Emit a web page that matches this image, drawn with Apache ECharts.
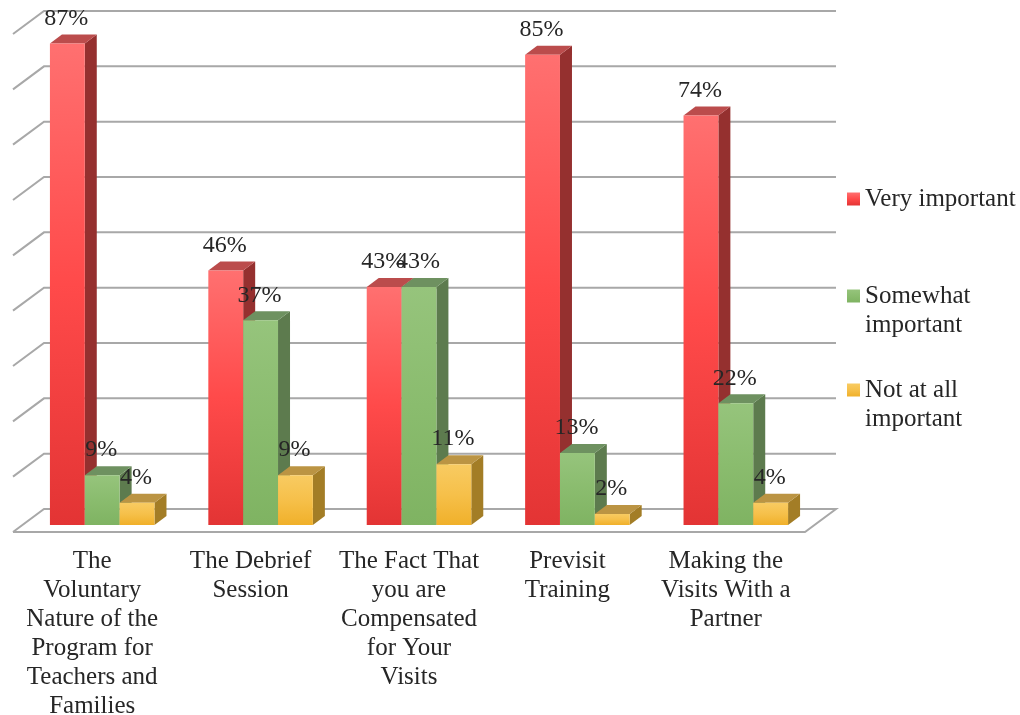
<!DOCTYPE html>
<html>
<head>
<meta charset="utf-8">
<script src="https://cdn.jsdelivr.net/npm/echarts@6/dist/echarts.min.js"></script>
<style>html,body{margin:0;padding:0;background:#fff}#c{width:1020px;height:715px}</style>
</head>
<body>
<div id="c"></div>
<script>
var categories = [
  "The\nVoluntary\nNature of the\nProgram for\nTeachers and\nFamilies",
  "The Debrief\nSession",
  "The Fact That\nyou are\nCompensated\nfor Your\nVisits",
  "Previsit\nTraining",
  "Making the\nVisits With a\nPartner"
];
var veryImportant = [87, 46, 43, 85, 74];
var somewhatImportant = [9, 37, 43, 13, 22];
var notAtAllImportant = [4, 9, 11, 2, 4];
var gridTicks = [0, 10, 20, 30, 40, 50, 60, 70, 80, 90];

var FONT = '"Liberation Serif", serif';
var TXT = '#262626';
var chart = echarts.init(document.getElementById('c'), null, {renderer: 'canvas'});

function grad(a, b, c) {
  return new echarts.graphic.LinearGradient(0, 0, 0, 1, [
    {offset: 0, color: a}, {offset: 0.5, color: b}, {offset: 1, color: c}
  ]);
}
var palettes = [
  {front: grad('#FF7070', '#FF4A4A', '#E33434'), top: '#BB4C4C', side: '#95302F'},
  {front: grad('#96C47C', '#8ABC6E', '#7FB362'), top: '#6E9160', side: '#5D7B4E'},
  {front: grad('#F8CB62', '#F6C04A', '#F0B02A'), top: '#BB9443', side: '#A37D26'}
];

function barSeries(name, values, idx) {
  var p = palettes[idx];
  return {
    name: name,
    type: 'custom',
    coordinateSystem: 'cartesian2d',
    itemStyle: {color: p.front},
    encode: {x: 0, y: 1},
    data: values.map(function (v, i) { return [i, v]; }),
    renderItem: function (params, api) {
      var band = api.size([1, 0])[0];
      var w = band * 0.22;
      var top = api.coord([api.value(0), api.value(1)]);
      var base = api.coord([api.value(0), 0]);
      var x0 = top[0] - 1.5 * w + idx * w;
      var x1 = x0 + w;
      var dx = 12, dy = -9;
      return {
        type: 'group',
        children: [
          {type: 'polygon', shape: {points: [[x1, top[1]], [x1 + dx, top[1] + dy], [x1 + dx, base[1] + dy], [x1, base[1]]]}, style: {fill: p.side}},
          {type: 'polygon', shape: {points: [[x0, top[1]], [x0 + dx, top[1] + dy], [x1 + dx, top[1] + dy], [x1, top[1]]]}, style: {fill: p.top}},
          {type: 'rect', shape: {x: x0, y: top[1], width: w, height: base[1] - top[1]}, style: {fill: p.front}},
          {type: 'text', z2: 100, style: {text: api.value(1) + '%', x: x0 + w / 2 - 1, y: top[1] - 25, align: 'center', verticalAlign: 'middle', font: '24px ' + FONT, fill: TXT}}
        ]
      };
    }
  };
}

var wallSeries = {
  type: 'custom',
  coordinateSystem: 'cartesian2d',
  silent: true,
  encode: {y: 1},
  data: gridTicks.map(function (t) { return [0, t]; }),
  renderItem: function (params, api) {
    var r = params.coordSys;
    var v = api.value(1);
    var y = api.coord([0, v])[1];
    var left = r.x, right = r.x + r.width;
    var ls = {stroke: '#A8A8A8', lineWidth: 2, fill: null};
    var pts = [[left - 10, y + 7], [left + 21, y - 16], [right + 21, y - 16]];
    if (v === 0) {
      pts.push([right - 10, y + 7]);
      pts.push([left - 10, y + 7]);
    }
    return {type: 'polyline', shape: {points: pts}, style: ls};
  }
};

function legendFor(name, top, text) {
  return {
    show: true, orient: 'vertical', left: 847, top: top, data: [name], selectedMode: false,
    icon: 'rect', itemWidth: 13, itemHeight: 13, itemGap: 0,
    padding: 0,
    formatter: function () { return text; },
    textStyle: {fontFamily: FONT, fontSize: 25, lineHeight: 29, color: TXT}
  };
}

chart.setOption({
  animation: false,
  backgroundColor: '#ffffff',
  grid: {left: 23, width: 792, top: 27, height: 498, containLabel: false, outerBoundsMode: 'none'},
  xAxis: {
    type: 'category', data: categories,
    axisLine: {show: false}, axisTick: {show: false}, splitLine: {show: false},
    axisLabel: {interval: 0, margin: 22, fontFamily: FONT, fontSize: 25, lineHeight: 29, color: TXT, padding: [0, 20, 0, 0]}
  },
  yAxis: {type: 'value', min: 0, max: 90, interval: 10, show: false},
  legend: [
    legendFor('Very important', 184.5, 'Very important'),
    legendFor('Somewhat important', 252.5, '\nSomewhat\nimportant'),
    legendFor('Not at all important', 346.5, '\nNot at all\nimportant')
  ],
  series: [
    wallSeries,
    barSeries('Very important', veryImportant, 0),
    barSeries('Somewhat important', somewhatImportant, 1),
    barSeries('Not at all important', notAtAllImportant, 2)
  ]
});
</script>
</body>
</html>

## Do this
All the lines above are to be given again exactly as they read, with the pictures removed.

## Exercise solution
Emit a web page that matches this image, drawn with Apache ECharts.
<!DOCTYPE html>
<html>
<head>
<meta charset="utf-8">
<script src="https://cdn.jsdelivr.net/npm/echarts@6/dist/echarts.min.js"></script>
<style>html,body{margin:0;padding:0;background:#fff}#c{width:1020px;height:715px}</style>
</head>
<body>
<div id="c"></div>
<script>
var categories = [
  "The\nVoluntary\nNature of the\nProgram for\nTeachers and\nFamilies",
  "The Debrief\nSession",
  "The Fact That\nyou are\nCompensated\nfor Your\nVisits",
  "Previsit\nTraining",
  "Making the\nVisits With a\nPartner"
];
var veryImportant = [87, 46, 43, 85, 74];
var somewhatImportant = [9, 37, 43, 13, 22];
var notAtAllImportant = [4, 9, 11, 2, 4];
var gridTicks = [0, 10, 20, 30, 40, 50, 60, 70, 80, 90];

var FONT = '"Liberation Serif", serif';
var TXT = '#262626';
var chart = echarts.init(document.getElementById('c'), null, {renderer: 'canvas'});

function grad(a, b, c) {
  return new echarts.graphic.LinearGradient(0, 0, 0, 1, [
    {offset: 0, color: a}, {offset: 0.5, color: b}, {offset: 1, color: c}
  ]);
}
var palettes = [
  {front: grad('#FF7070', '#FF4A4A', '#E33434'), top: '#BB4C4C', side: '#95302F'},
  {front: grad('#96C47C', '#8ABC6E', '#7FB362'), top: '#6E9160', side: '#5D7B4E'},
  {front: grad('#F8CB62', '#F6C04A', '#F0B02A'), top: '#BB9443', side: '#A37D26'}
];

function barSeries(name, values, idx) {
  var p = palettes[idx];
  return {
    name: name,
    type: 'custom',
    coordinateSystem: 'cartesian2d',
    itemStyle: {color: p.front},
    encode: {x: 0, y: 1},
    data: values.map(function (v, i) { return [i, v]; }),
    renderItem: function (params, api) {
      var band = api.size([1, 0])[0];
      var w = band * 0.22;
      var top = api.coord([api.value(0), api.value(1)]);
      var base = api.coord([api.value(0), 0]);
      var x0 = top[0] - 1.5 * w + idx * w;
      var x1 = x0 + w;
      var dx = 12, dy = -9;
      return {
        type: 'group',
        children: [
          {type: 'polygon', shape: {points: [[x1, top[1]], [x1 + dx, top[1] + dy], [x1 + dx, base[1] + dy], [x1, base[1]]]}, style: {fill: p.side}},
          {type: 'polygon', shape: {points: [[x0, top[1]], [x0 + dx, top[1] + dy], [x1 + dx, top[1] + dy], [x1, top[1]]]}, style: {fill: p.top}},
          {type: 'rect', shape: {x: x0, y: top[1], width: w, height: base[1] - top[1]}, style: {fill: p.front}},
          {type: 'text', z2: 100, style: {text: api.value(1) + '%', x: x0 + w / 2 - 1, y: top[1] - 25, align: 'center', verticalAlign: 'middle', font: '24px ' + FONT, fill: TXT}}
        ]
      };
    }
  };
}

var wallSeries = {
  type: 'custom',
  coordinateSystem: 'cartesian2d',
  silent: true,
  encode: {y: 1},
  data: gridTicks.map(function (t) { return [0, t]; }),
  renderItem: function (params, api) {
    var r = params.coordSys;
    var v = api.value(1);
    var y = api.coord([0, v])[1];
    var left = r.x, right = r.x + r.width;
    var ls = {stroke: '#A8A8A8', lineWidth: 2, fill: null};
    var pts = [[left - 10, y + 7], [left + 21, y - 16], [right + 21, y - 16]];
    if (v === 0) {
      pts.push([right - 10, y + 7]);
      pts.push([left - 10, y + 7]);
    }
    return {type: 'polyline', shape: {points: pts}, style: ls};
  }
};

function legendFor(name, top, text) {
  return {
    show: true, orient: 'vertical', left: 847, top: top, data: [name], selectedMode: false,
    icon: 'rect', itemWidth: 13, itemHeight: 13, itemGap: 0,
    padding: 0,
    formatter: function () { return text; },
    textStyle: {fontFamily: FONT, fontSize: 25, lineHeight: 29, color: TXT}
  };
}

chart.setOption({
  animation: false,
  backgroundColor: '#ffffff',
  grid: {left: 23, width: 792, top: 27, height: 498, containLabel: false, outerBoundsMode: 'none'},
  xAxis: {
    type: 'category', data: categories,
    axisLine: {show: false}, axisTick: {show: false}, splitLine: {show: false},
    axisLabel: {interval: 0, margin: 22, fontFamily: FONT, fontSize: 25, lineHeight: 29, color: TXT, padding: [0, 20, 0, 0]}
  },
  yAxis: {type: 'value', min: 0, max: 90, interval: 10, show: false},
  legend: [
    legendFor('Very important', 184.5, 'Very important'),
    legendFor('Somewhat important', 252.5, '\nSomewhat\nimportant'),
    legendFor('Not at all important', 346.5, '\nNot at all\nimportant')
  ],
  series: [
    wallSeries,
    barSeries('Very important', veryImportant, 0),
    barSeries('Somewhat important', somewhatImportant, 1),
    barSeries('Not at all important', notAtAllImportant, 2)
  ]
});
</script>
</body>
</html>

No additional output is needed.